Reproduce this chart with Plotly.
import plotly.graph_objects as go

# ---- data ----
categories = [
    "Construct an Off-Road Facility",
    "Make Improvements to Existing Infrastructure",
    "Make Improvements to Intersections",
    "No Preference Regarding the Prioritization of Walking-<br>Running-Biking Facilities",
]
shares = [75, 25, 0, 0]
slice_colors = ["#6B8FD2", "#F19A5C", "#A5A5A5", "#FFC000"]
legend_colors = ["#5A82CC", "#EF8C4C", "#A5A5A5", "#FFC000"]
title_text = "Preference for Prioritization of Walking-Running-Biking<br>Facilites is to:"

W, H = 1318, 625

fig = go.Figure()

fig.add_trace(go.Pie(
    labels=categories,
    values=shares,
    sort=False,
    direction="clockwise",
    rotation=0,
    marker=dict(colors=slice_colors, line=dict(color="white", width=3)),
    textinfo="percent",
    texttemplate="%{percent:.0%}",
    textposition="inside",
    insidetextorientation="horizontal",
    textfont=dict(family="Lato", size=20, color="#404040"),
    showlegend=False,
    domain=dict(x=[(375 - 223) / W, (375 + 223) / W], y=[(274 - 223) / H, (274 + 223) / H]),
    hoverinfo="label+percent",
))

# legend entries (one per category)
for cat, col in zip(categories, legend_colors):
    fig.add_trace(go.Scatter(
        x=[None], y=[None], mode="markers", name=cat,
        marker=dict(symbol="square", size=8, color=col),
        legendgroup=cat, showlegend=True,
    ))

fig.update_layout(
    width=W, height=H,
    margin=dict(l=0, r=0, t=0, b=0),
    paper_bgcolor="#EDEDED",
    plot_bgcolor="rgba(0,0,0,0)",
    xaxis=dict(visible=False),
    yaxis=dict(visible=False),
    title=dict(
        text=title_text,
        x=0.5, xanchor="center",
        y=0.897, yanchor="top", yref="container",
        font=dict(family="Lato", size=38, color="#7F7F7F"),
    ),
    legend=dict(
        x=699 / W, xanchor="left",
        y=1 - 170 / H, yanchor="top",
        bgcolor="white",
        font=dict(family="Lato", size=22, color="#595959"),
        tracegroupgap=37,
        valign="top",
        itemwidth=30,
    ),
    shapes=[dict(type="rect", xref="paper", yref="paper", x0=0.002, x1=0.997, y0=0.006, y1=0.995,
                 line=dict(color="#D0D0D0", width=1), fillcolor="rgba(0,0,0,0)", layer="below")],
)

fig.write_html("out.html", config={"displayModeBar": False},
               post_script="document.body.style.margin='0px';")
====
Your instructions: Nothing in the listing may be changed; retype it all exactly.

Expected output:
Reproduce this chart with Plotly.
import plotly.graph_objects as go

# ---- data ----
categories = [
    "Construct an Off-Road Facility",
    "Make Improvements to Existing Infrastructure",
    "Make Improvements to Intersections",
    "No Preference Regarding the Prioritization of Walking-<br>Running-Biking Facilities",
]
shares = [75, 25, 0, 0]
slice_colors = ["#6B8FD2", "#F19A5C", "#A5A5A5", "#FFC000"]
legend_colors = ["#5A82CC", "#EF8C4C", "#A5A5A5", "#FFC000"]
title_text = "Preference for Prioritization of Walking-Running-Biking<br>Facilites is to:"

W, H = 1318, 625

fig = go.Figure()

fig.add_trace(go.Pie(
    labels=categories,
    values=shares,
    sort=False,
    direction="clockwise",
    rotation=0,
    marker=dict(colors=slice_colors, line=dict(color="white", width=3)),
    textinfo="percent",
    texttemplate="%{percent:.0%}",
    textposition="inside",
    insidetextorientation="horizontal",
    textfont=dict(family="Lato", size=20, color="#404040"),
    showlegend=False,
    domain=dict(x=[(375 - 223) / W, (375 + 223) / W], y=[(274 - 223) / H, (274 + 223) / H]),
    hoverinfo="label+percent",
))

# legend entries (one per category)
for cat, col in zip(categories, legend_colors):
    fig.add_trace(go.Scatter(
        x=[None], y=[None], mode="markers", name=cat,
        marker=dict(symbol="square", size=8, color=col),
        legendgroup=cat, showlegend=True,
    ))

fig.update_layout(
    width=W, height=H,
    margin=dict(l=0, r=0, t=0, b=0),
    paper_bgcolor="#EDEDED",
    plot_bgcolor="rgba(0,0,0,0)",
    xaxis=dict(visible=False),
    yaxis=dict(visible=False),
    title=dict(
        text=title_text,
        x=0.5, xanchor="center",
        y=0.897, yanchor="top", yref="container",
        font=dict(family="Lato", size=38, color="#7F7F7F"),
    ),
    legend=dict(
        x=699 / W, xanchor="left",
        y=1 - 170 / H, yanchor="top",
        bgcolor="white",
        font=dict(family="Lato", size=22, color="#595959"),
        tracegroupgap=37,
        valign="top",
        itemwidth=30,
    ),
    shapes=[dict(type="rect", xref="paper", yref="paper", x0=0.002, x1=0.997, y0=0.006, y1=0.995,
                 line=dict(color="#D0D0D0", width=1), fillcolor="rgba(0,0,0,0)", layer="below")],
)

fig.write_html("out.html", config={"displayModeBar": False},
               post_script="document.body.style.margin='0px';")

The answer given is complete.